▶ [What to do] Please retype the data in full and exactly; the pictures are not part of the copy.

>> Start Available data

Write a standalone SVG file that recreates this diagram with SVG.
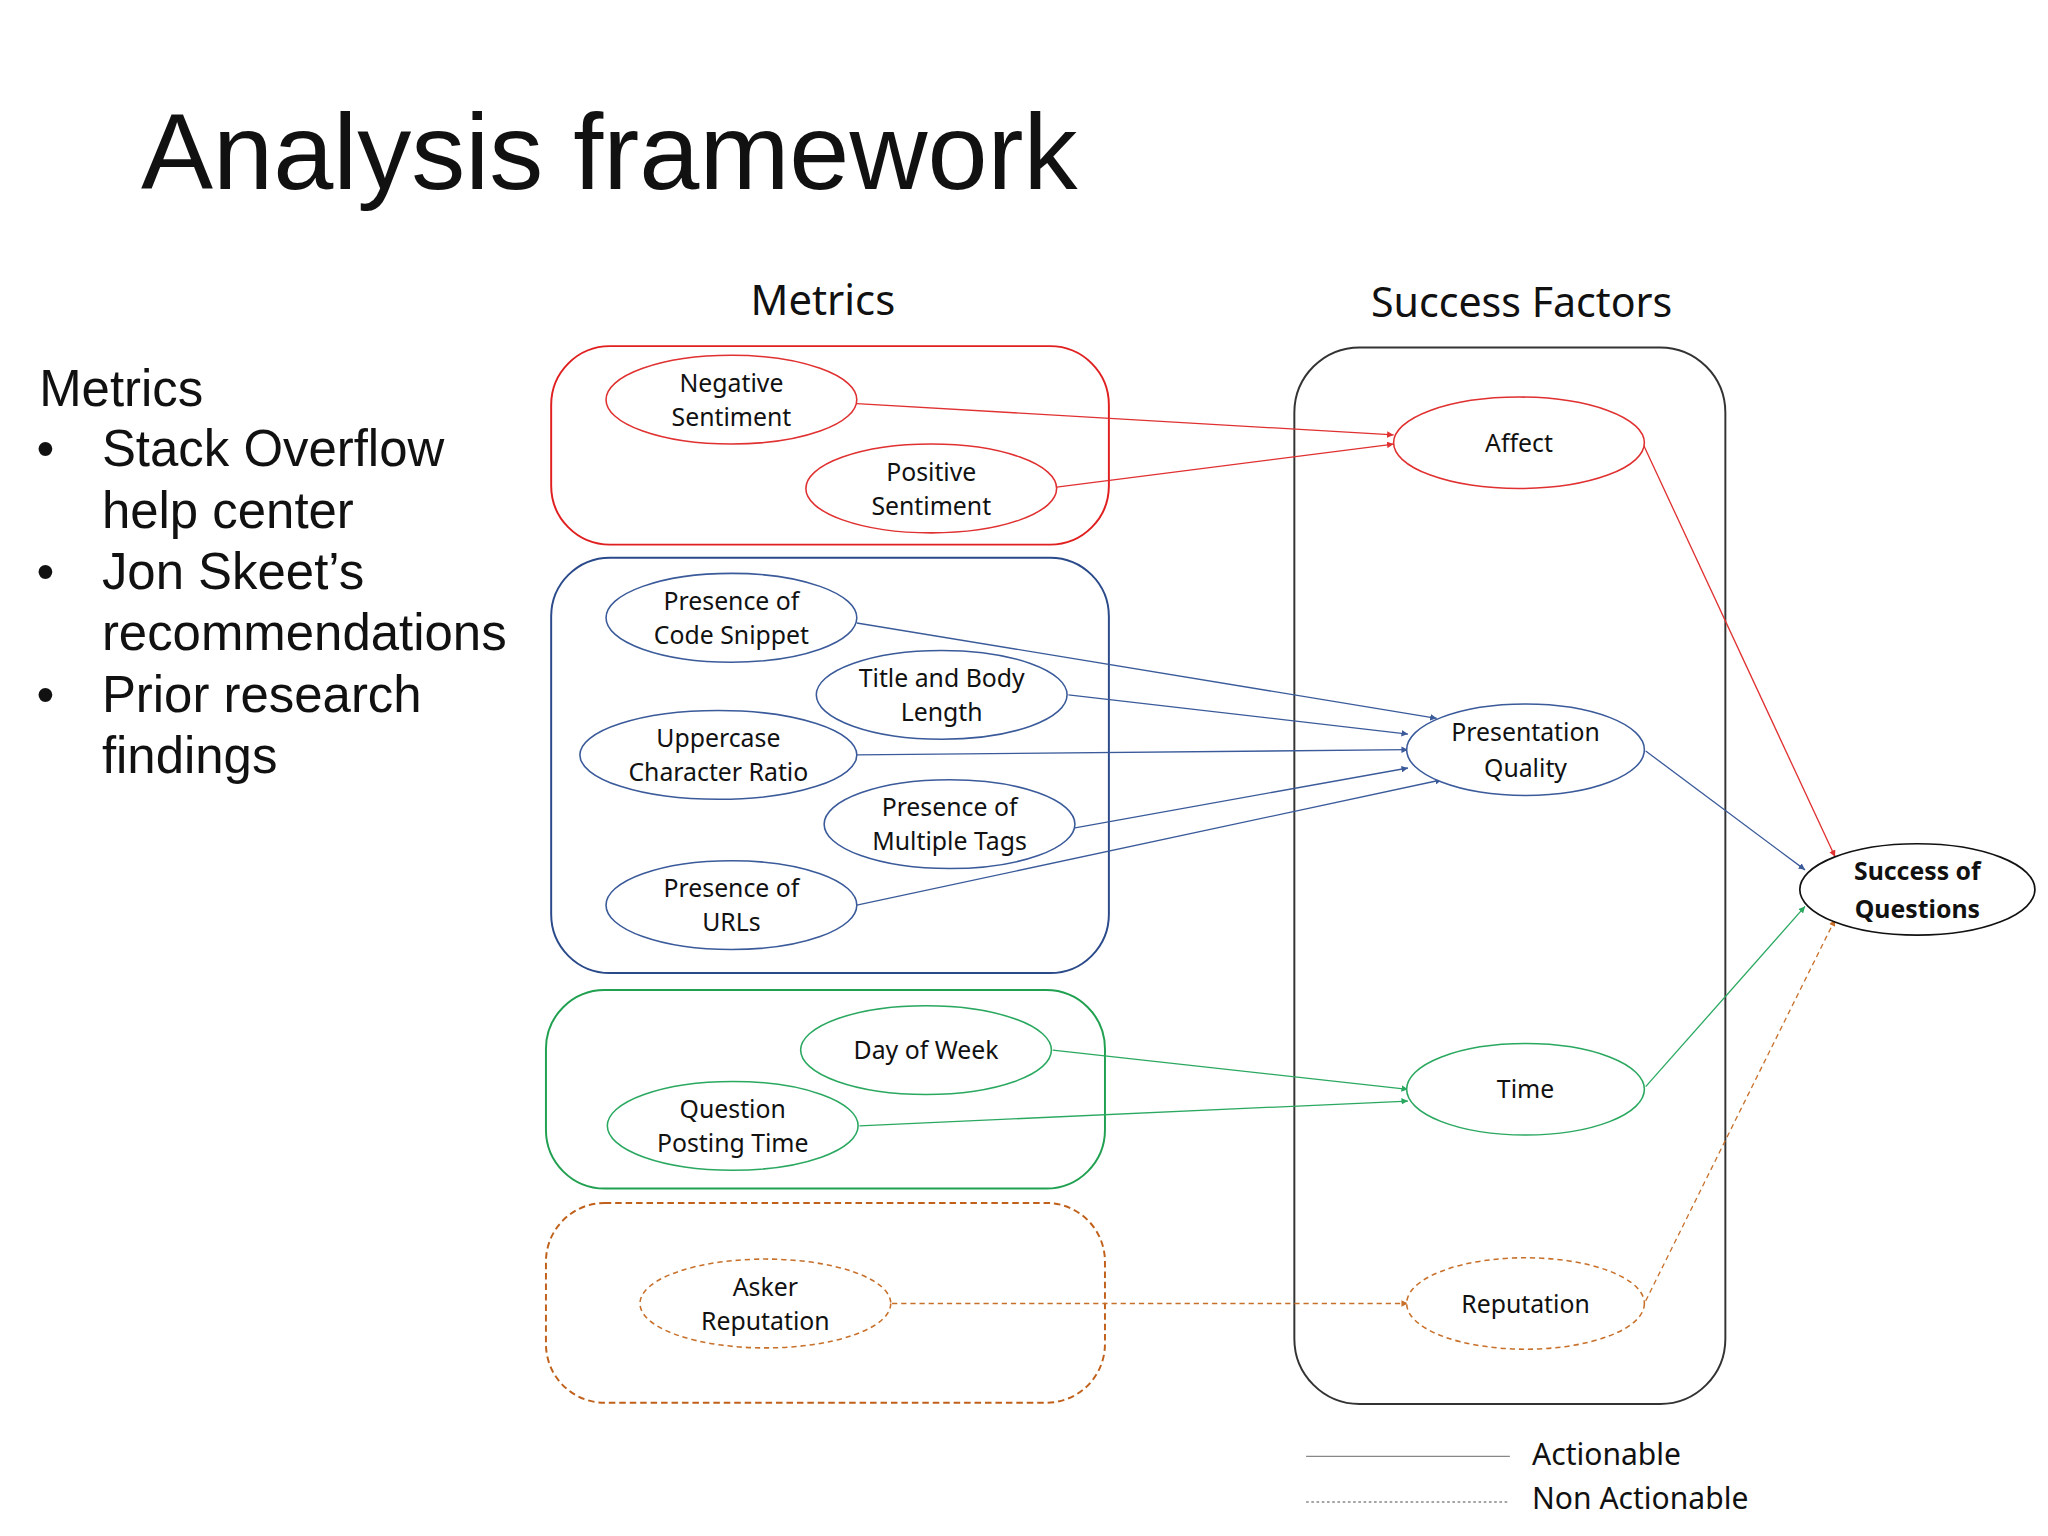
<svg xmlns="http://www.w3.org/2000/svg" width="2048" height="1536" viewBox="0 0 2048 1536">
<style>
text{font-family:"Noto Sans","Open Sans",sans-serif;fill:#111}
.t{font-family:"Liberation Sans",Arial,sans-serif}
.n{font-size:19px;text-anchor:middle}
.e{fill:#fff;stroke-width:1.2}
.r{stroke:#e03030}.b{stroke:#3a5a9a}.g{stroke:#2aa860}.o{stroke:#c8702a;stroke-dasharray:4 3}
.c line{stroke-width:1}
</style>
<defs>
<marker id="mr" viewBox="0 0 10 10" refX="10" refY="5" markerWidth="5" markerHeight="5" orient="auto"><path d="M0,0L10,5L0,10z" fill="#e03030"/></marker>
<marker id="mb" viewBox="0 0 10 10" refX="10" refY="5" markerWidth="5" markerHeight="5" orient="auto"><path d="M0,0L10,5L0,10z" fill="#3a5a9a"/></marker>
<marker id="mg" viewBox="0 0 10 10" refX="10" refY="5" markerWidth="5" markerHeight="5" orient="auto"><path d="M0,0L10,5L0,10z" fill="#2aa860"/></marker>
<marker id="mo" viewBox="0 0 10 10" refX="10" refY="5" markerWidth="5" markerHeight="5" orient="auto"><path d="M0,0L10,5L0,10z" fill="#c8702a"/></marker>
</defs>
<rect width="2048" height="1536" fill="#fff"/>
<g transform="scale(1.3061)">
<text class="t" x="108" y="145" font-size="82" textLength="717" lengthAdjust="spacingAndGlyphs">Analysis framework</text>
<text x="630" y="241" font-size="32" text-anchor="middle">Metrics</text>
<text x="1165" y="243" font-size="31.5" text-anchor="middle">Success Factors</text>
<g font-size="39">
<text class="t" x="30" y="311">Metrics</text>
<text class="t" x="28" y="357">•</text><text class="t" x="78" y="357">Stack Overflow</text>
<text class="t" x="78" y="404">help center</text>
<text class="t" x="28" y="451">•</text><text class="t" x="78" y="451">Jon Skeet’s</text>
<text class="t" x="78" y="498">recommendations</text>
<text class="t" x="28" y="545">•</text><text class="t" x="78" y="545">Prior research</text>
<text class="t" x="78" y="592">findings</text>
</g>
<g id="groups" fill="none" stroke-width="1.5">
<rect x="422" y="265" width="427" height="152" rx="45" stroke="#e02020"/>
<rect x="422" y="427" width="427" height="318" rx="45" stroke="#2a4a8a"/>
<rect x="418" y="758" width="428" height="152" rx="45" stroke="#20a050"/>
<rect x="418" y="921" width="428" height="153" rx="45" stroke="#c0601a" stroke-dasharray="5 3"/>
<rect x="991" y="266" width="330" height="809" rx="50" stroke="#333"/>
</g>
<g id="connectors" class="c" fill="none">
<line x1="656" y1="309" x2="1067" y2="333" class="r" marker-end="url(#mr)"/>
<line x1="809" y1="373" x2="1067" y2="340" class="r" marker-end="url(#mr)"/>
<line x1="1258" y1="340" x2="1405" y2="656" class="r" marker-end="url(#mr)"/>
<line x1="656" y1="477" x2="1100" y2="550" class="b" marker-end="url(#mb)"/>
<line x1="818" y1="532" x2="1078" y2="562" class="b" marker-end="url(#mb)"/>
<line x1="656" y1="578" x2="1078" y2="574" class="b" marker-end="url(#mb)"/>
<line x1="822" y1="634" x2="1078" y2="588" class="b" marker-end="url(#mb)"/>
<line x1="656" y1="693" x2="1104" y2="597" class="b" marker-end="url(#mb)"/>
<line x1="1260" y1="575" x2="1382" y2="666" class="b" marker-end="url(#mb)"/>
<line x1="806" y1="804" x2="1078" y2="834" class="g" marker-end="url(#mg)"/>
<line x1="658" y1="862" x2="1078" y2="843" class="g" marker-end="url(#mg)"/>
<line x1="1260" y1="832" x2="1382" y2="694" class="g" marker-end="url(#mg)"/>
<line x1="683" y1="998" x2="1078" y2="998" class="o" stroke-dasharray="2 2" marker-end="url(#mo)"/>
<line x1="1260" y1="996" x2="1405" y2="704" class="o" stroke-dasharray="2 2" marker-end="url(#mo)"/>
</g>
<g id="neg"><ellipse class="e r" cx="560" cy="306" rx="96" ry="34"/><text class="n" x="560" y="300">Negative</text><text class="n" x="560" y="326">Sentiment</text></g>
<g id="pos"><ellipse class="e r" cx="713" cy="374" rx="96" ry="34"/><text class="n" x="713" y="368">Positive</text><text class="n" x="713" y="394">Sentiment</text></g>
<g id="code"><ellipse class="e b" cx="560" cy="473" rx="96" ry="34"/><text class="n" x="560" y="467">Presence of</text><text class="n" x="560" y="493">Code Snippet</text></g>
<g id="title"><ellipse class="e b" cx="721" cy="532" rx="96" ry="34"/><text class="n" x="721" y="526">Title and Body</text><text class="n" x="721" y="552">Length</text></g>
<g id="upper"><ellipse class="e b" cx="550" cy="578" rx="106" ry="34"/><text class="n" x="550" y="572">Uppercase</text><text class="n" x="550" y="598">Character Ratio</text></g>
<g id="tags"><ellipse class="e b" cx="727" cy="631" rx="96" ry="34"/><text class="n" x="727" y="625">Presence of</text><text class="n" x="727" y="651">Multiple Tags</text></g>
<g id="urls"><ellipse class="e b" cx="560" cy="693" rx="96" ry="34"/><text class="n" x="560" y="687">Presence of</text><text class="n" x="560" y="713">URLs</text></g>
<g id="day"><ellipse class="e g" cx="709" cy="804" rx="96" ry="34"/><text class="n" x="709" y="811">Day of Week</text></g>
<g id="qpt"><ellipse class="e g" cx="561" cy="862" rx="96" ry="34"/><text class="n" x="561" y="856">Question</text><text class="n" x="561" y="882">Posting Time</text></g>
<g id="asker"><ellipse class="e o" cx="586" cy="998" rx="96" ry="34"/><text class="n" x="586" y="992">Asker</text><text class="n" x="586" y="1018">Reputation</text></g>
<g id="affect"><ellipse class="e r" cx="1163" cy="339" rx="96" ry="35"/><text class="n" x="1163" y="346">Affect</text></g>
<g id="pq"><ellipse class="e b" cx="1168" cy="574" rx="91" ry="35"/><text class="n" x="1168" y="567">Presentation</text><text class="n" x="1168" y="595">Quality</text></g>
<g id="time"><ellipse class="e g" cx="1168" cy="834" rx="91" ry="35"/><text class="n" x="1168" y="841">Time</text></g>
<g id="rep"><ellipse class="e o" cx="1168" cy="998" rx="91" ry="35"/><text class="n" x="1168" y="1005">Reputation</text></g>
<g id="success"><ellipse cx="1468" cy="681" rx="90" ry="35" fill="#fff" stroke="#111" stroke-width="1.3"/><text class="n" x="1468" y="674" font-weight="bold" font-size="20.5">Success of</text><text class="n" x="1468" y="703" font-weight="bold" font-size="20.5">Questions</text></g>
<g id="legend">
<line x1="1000" y1="1115" x2="1156" y2="1115" stroke="#888"/>
<line x1="1000" y1="1150" x2="1156" y2="1150" stroke="#888" stroke-dasharray="2 2"/>
<text x="1173" y="1122" font-size="23">Actionable</text>
<text x="1173" y="1155" font-size="23">Non Actionable</text>
</g>
</g>
</svg>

>> End Available data

▶ [Exercise solution]
Write a standalone SVG file that recreates this diagram with SVG.
<svg xmlns="http://www.w3.org/2000/svg" width="2048" height="1536" viewBox="0 0 2048 1536">
<style>
text{font-family:"Noto Sans","Open Sans",sans-serif;fill:#111}
.t{font-family:"Liberation Sans",Arial,sans-serif}
.n{font-size:19px;text-anchor:middle}
.e{fill:#fff;stroke-width:1.2}
.r{stroke:#e03030}.b{stroke:#3a5a9a}.g{stroke:#2aa860}.o{stroke:#c8702a;stroke-dasharray:4 3}
.c line{stroke-width:1}
</style>
<defs>
<marker id="mr" viewBox="0 0 10 10" refX="10" refY="5" markerWidth="5" markerHeight="5" orient="auto"><path d="M0,0L10,5L0,10z" fill="#e03030"/></marker>
<marker id="mb" viewBox="0 0 10 10" refX="10" refY="5" markerWidth="5" markerHeight="5" orient="auto"><path d="M0,0L10,5L0,10z" fill="#3a5a9a"/></marker>
<marker id="mg" viewBox="0 0 10 10" refX="10" refY="5" markerWidth="5" markerHeight="5" orient="auto"><path d="M0,0L10,5L0,10z" fill="#2aa860"/></marker>
<marker id="mo" viewBox="0 0 10 10" refX="10" refY="5" markerWidth="5" markerHeight="5" orient="auto"><path d="M0,0L10,5L0,10z" fill="#c8702a"/></marker>
</defs>
<rect width="2048" height="1536" fill="#fff"/>
<g transform="scale(1.3061)">
<text class="t" x="108" y="145" font-size="82" textLength="717" lengthAdjust="spacingAndGlyphs">Analysis framework</text>
<text x="630" y="241" font-size="32" text-anchor="middle">Metrics</text>
<text x="1165" y="243" font-size="31.5" text-anchor="middle">Success Factors</text>
<g font-size="39">
<text class="t" x="30" y="311">Metrics</text>
<text class="t" x="28" y="357">•</text><text class="t" x="78" y="357">Stack Overflow</text>
<text class="t" x="78" y="404">help center</text>
<text class="t" x="28" y="451">•</text><text class="t" x="78" y="451">Jon Skeet’s</text>
<text class="t" x="78" y="498">recommendations</text>
<text class="t" x="28" y="545">•</text><text class="t" x="78" y="545">Prior research</text>
<text class="t" x="78" y="592">findings</text>
</g>
<g id="groups" fill="none" stroke-width="1.5">
<rect x="422" y="265" width="427" height="152" rx="45" stroke="#e02020"/>
<rect x="422" y="427" width="427" height="318" rx="45" stroke="#2a4a8a"/>
<rect x="418" y="758" width="428" height="152" rx="45" stroke="#20a050"/>
<rect x="418" y="921" width="428" height="153" rx="45" stroke="#c0601a" stroke-dasharray="5 3"/>
<rect x="991" y="266" width="330" height="809" rx="50" stroke="#333"/>
</g>
<g id="connectors" class="c" fill="none">
<line x1="656" y1="309" x2="1067" y2="333" class="r" marker-end="url(#mr)"/>
<line x1="809" y1="373" x2="1067" y2="340" class="r" marker-end="url(#mr)"/>
<line x1="1258" y1="340" x2="1405" y2="656" class="r" marker-end="url(#mr)"/>
<line x1="656" y1="477" x2="1100" y2="550" class="b" marker-end="url(#mb)"/>
<line x1="818" y1="532" x2="1078" y2="562" class="b" marker-end="url(#mb)"/>
<line x1="656" y1="578" x2="1078" y2="574" class="b" marker-end="url(#mb)"/>
<line x1="822" y1="634" x2="1078" y2="588" class="b" marker-end="url(#mb)"/>
<line x1="656" y1="693" x2="1104" y2="597" class="b" marker-end="url(#mb)"/>
<line x1="1260" y1="575" x2="1382" y2="666" class="b" marker-end="url(#mb)"/>
<line x1="806" y1="804" x2="1078" y2="834" class="g" marker-end="url(#mg)"/>
<line x1="658" y1="862" x2="1078" y2="843" class="g" marker-end="url(#mg)"/>
<line x1="1260" y1="832" x2="1382" y2="694" class="g" marker-end="url(#mg)"/>
<line x1="683" y1="998" x2="1078" y2="998" class="o" stroke-dasharray="2 2" marker-end="url(#mo)"/>
<line x1="1260" y1="996" x2="1405" y2="704" class="o" stroke-dasharray="2 2" marker-end="url(#mo)"/>
</g>
<g id="neg"><ellipse class="e r" cx="560" cy="306" rx="96" ry="34"/><text class="n" x="560" y="300">Negative</text><text class="n" x="560" y="326">Sentiment</text></g>
<g id="pos"><ellipse class="e r" cx="713" cy="374" rx="96" ry="34"/><text class="n" x="713" y="368">Positive</text><text class="n" x="713" y="394">Sentiment</text></g>
<g id="code"><ellipse class="e b" cx="560" cy="473" rx="96" ry="34"/><text class="n" x="560" y="467">Presence of</text><text class="n" x="560" y="493">Code Snippet</text></g>
<g id="title"><ellipse class="e b" cx="721" cy="532" rx="96" ry="34"/><text class="n" x="721" y="526">Title and Body</text><text class="n" x="721" y="552">Length</text></g>
<g id="upper"><ellipse class="e b" cx="550" cy="578" rx="106" ry="34"/><text class="n" x="550" y="572">Uppercase</text><text class="n" x="550" y="598">Character Ratio</text></g>
<g id="tags"><ellipse class="e b" cx="727" cy="631" rx="96" ry="34"/><text class="n" x="727" y="625">Presence of</text><text class="n" x="727" y="651">Multiple Tags</text></g>
<g id="urls"><ellipse class="e b" cx="560" cy="693" rx="96" ry="34"/><text class="n" x="560" y="687">Presence of</text><text class="n" x="560" y="713">URLs</text></g>
<g id="day"><ellipse class="e g" cx="709" cy="804" rx="96" ry="34"/><text class="n" x="709" y="811">Day of Week</text></g>
<g id="qpt"><ellipse class="e g" cx="561" cy="862" rx="96" ry="34"/><text class="n" x="561" y="856">Question</text><text class="n" x="561" y="882">Posting Time</text></g>
<g id="asker"><ellipse class="e o" cx="586" cy="998" rx="96" ry="34"/><text class="n" x="586" y="992">Asker</text><text class="n" x="586" y="1018">Reputation</text></g>
<g id="affect"><ellipse class="e r" cx="1163" cy="339" rx="96" ry="35"/><text class="n" x="1163" y="346">Affect</text></g>
<g id="pq"><ellipse class="e b" cx="1168" cy="574" rx="91" ry="35"/><text class="n" x="1168" y="567">Presentation</text><text class="n" x="1168" y="595">Quality</text></g>
<g id="time"><ellipse class="e g" cx="1168" cy="834" rx="91" ry="35"/><text class="n" x="1168" y="841">Time</text></g>
<g id="rep"><ellipse class="e o" cx="1168" cy="998" rx="91" ry="35"/><text class="n" x="1168" y="1005">Reputation</text></g>
<g id="success"><ellipse cx="1468" cy="681" rx="90" ry="35" fill="#fff" stroke="#111" stroke-width="1.3"/><text class="n" x="1468" y="674" font-weight="bold" font-size="20.5">Success of</text><text class="n" x="1468" y="703" font-weight="bold" font-size="20.5">Questions</text></g>
<g id="legend">
<line x1="1000" y1="1115" x2="1156" y2="1115" stroke="#888"/>
<line x1="1000" y1="1150" x2="1156" y2="1150" stroke="#888" stroke-dasharray="2 2"/>
<text x="1173" y="1122" font-size="23">Actionable</text>
<text x="1173" y="1155" font-size="23">Non Actionable</text>
</g>
</g>
</svg>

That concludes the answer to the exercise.